» SOURCE DATA

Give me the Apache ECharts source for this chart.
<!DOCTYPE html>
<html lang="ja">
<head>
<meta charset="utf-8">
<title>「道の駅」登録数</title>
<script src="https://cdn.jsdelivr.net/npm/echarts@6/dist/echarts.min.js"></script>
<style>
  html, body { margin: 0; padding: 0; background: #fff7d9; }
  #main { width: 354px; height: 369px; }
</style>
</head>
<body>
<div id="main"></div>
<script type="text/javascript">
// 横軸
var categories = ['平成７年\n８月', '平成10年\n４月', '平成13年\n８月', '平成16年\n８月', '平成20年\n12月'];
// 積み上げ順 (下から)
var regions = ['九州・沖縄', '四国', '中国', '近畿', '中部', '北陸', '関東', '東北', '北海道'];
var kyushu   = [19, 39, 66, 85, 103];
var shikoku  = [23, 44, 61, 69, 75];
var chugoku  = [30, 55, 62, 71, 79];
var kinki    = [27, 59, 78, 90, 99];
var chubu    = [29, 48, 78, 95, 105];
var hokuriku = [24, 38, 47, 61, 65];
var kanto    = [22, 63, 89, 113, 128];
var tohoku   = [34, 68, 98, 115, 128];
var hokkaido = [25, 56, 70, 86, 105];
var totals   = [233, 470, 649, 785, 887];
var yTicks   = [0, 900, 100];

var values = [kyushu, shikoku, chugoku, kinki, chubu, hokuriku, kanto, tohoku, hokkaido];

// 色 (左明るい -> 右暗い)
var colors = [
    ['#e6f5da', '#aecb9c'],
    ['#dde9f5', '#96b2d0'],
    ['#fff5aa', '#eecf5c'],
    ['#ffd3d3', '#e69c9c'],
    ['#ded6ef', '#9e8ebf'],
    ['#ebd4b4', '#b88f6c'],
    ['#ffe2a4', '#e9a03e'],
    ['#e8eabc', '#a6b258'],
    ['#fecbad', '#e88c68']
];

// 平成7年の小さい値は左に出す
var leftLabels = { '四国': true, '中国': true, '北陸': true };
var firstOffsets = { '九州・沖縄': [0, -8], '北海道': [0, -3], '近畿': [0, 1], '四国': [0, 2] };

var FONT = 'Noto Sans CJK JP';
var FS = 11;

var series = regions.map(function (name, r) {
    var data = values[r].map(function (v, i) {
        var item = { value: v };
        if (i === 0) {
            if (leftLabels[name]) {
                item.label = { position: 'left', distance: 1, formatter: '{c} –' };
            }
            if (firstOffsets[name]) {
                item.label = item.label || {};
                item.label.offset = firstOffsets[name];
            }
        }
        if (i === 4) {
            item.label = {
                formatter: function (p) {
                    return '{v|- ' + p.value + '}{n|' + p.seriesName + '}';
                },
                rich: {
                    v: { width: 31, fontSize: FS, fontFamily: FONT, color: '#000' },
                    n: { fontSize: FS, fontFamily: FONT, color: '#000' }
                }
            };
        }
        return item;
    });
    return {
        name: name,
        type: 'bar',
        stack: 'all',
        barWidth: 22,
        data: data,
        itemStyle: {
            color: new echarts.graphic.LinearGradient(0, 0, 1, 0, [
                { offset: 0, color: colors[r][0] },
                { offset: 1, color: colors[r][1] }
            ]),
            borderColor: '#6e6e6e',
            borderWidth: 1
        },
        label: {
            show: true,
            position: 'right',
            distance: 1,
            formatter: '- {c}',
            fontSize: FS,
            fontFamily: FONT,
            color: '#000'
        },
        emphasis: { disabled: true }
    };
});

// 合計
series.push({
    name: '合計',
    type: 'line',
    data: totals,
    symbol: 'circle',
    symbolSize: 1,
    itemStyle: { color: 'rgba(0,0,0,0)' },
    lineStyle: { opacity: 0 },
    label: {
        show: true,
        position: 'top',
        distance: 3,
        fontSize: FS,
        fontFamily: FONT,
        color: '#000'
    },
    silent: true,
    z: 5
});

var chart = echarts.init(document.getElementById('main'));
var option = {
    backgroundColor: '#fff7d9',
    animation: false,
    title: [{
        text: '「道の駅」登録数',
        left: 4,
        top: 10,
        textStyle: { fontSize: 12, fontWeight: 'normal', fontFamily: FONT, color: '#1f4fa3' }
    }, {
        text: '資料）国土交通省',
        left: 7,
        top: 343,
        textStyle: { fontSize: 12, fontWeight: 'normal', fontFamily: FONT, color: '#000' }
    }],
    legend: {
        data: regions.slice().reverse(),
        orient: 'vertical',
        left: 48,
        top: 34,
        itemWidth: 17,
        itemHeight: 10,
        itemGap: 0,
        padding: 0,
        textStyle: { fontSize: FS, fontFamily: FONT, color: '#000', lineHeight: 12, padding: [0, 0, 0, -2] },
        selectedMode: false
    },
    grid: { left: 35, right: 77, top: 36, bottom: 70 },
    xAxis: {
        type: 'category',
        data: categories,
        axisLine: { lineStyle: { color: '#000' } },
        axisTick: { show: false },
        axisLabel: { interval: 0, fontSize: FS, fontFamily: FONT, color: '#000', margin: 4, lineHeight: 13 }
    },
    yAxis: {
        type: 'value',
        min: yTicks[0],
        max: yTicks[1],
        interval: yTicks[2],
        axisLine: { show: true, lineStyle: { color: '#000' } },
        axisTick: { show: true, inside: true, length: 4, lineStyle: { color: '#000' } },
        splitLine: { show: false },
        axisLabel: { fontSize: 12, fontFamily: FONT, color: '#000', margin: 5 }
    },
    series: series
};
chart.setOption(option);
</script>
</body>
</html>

==

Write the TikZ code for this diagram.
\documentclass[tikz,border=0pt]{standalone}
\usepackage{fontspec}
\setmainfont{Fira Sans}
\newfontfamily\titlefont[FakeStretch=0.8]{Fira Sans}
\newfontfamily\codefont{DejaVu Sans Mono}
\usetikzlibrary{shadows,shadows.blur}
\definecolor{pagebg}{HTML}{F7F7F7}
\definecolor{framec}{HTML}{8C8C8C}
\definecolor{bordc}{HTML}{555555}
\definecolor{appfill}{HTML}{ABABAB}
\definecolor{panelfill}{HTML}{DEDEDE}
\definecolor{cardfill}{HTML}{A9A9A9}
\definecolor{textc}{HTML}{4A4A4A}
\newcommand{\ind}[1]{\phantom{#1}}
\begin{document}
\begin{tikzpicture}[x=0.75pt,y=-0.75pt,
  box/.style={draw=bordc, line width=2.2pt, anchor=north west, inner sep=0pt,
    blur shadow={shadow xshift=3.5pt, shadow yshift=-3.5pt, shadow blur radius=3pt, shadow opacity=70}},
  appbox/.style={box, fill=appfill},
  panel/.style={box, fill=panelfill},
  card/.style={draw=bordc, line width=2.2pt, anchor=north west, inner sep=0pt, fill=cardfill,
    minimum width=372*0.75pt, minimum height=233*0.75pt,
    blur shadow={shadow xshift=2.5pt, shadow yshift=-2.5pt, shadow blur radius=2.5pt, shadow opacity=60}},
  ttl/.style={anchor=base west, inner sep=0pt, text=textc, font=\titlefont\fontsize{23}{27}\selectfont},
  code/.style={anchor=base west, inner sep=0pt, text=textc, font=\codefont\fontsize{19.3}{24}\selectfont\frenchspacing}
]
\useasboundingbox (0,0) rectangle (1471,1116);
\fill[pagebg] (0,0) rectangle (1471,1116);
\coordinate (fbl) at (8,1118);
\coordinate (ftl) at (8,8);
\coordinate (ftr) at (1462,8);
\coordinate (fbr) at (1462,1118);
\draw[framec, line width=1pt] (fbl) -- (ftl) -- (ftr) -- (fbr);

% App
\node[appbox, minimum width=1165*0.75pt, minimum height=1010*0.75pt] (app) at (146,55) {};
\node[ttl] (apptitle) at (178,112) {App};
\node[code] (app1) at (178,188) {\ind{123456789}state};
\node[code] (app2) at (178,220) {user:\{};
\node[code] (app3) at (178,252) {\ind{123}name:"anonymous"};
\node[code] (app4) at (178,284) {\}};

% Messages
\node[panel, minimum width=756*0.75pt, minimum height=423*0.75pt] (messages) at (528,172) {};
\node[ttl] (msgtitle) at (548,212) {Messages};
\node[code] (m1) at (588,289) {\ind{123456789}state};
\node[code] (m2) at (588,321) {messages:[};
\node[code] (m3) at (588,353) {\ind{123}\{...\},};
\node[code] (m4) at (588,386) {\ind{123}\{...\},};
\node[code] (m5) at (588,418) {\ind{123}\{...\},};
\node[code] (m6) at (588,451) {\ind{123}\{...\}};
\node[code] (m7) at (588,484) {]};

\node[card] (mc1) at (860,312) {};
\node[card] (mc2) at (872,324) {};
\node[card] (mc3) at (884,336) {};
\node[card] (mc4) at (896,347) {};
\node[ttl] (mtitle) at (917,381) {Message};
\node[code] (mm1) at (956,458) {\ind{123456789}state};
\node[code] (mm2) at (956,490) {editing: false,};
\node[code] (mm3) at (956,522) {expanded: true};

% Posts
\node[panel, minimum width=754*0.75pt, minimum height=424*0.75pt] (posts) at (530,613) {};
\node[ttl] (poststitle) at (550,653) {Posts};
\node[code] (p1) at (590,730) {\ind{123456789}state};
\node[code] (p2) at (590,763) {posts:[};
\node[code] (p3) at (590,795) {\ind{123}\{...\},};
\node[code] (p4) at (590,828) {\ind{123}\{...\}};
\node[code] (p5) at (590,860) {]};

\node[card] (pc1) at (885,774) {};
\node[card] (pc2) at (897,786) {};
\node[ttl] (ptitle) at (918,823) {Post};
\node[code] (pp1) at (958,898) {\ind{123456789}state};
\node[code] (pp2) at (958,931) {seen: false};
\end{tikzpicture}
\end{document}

--

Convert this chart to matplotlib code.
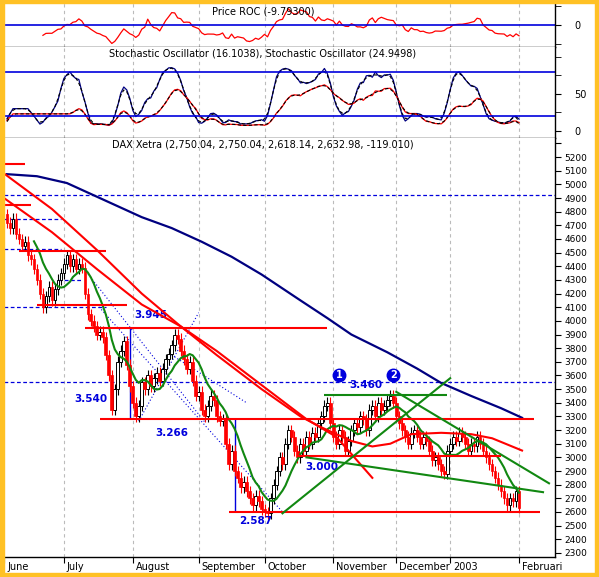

» JOB
In the entries above, find lines with "this" and copy each.

» REPLY
Give me the Apache ECharts source for this chart.
Write the TikZ code for this diagram.
Convert this chart to matplotlib code.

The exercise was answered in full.